Wright's death has been followed by protests every night this week outside the city's police station, with some demonstrators hurling objects at officers who have responded at times with gas and rubber bullets before clearing the scene with a riot line. Hundreds of protesters gathered again Thursday night, shouting obscenities at police and shaking the security fence, hours after police in Chicago released graphic body camera video of an officer fatally shooting 13-year-old Adam Toledo in March.
“It is happening in every single city, every single day across the country," Jaylani Hussein, executive director of the Minnesota chapter of the Council on American-Islamic Relations, told protesters earlier in the evening, before leading them in a chant of “Say his name! Adam Toledo!""

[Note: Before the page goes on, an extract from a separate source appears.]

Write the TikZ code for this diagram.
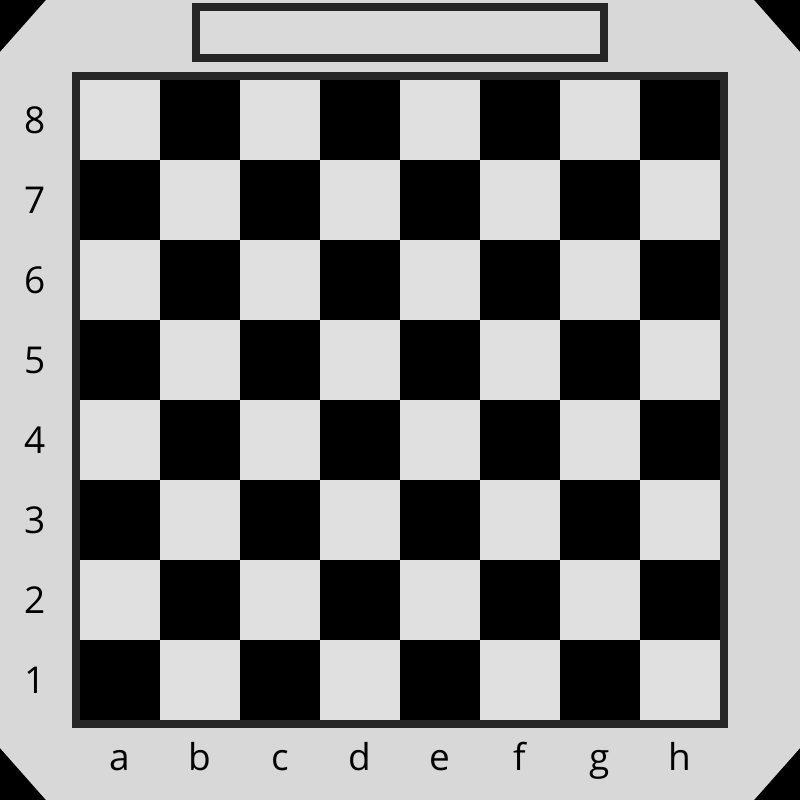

Protesters also tied air fresheners to the fencing at the police station, a nod to Wright’s mother saying that her son told her he had been pulled over for an air freshener dangling from his mirror. Police say Wright was stopped for expired registration.
Brooklyn City officials also announced a 10 p.m.-6 a.m. curfew for the small, working-class city just outside Minneapolis — but made the announcement only 90 minutes before it was set to go into affect.
Wright's family members, like the protesters, say there’s no excuse for the shooting.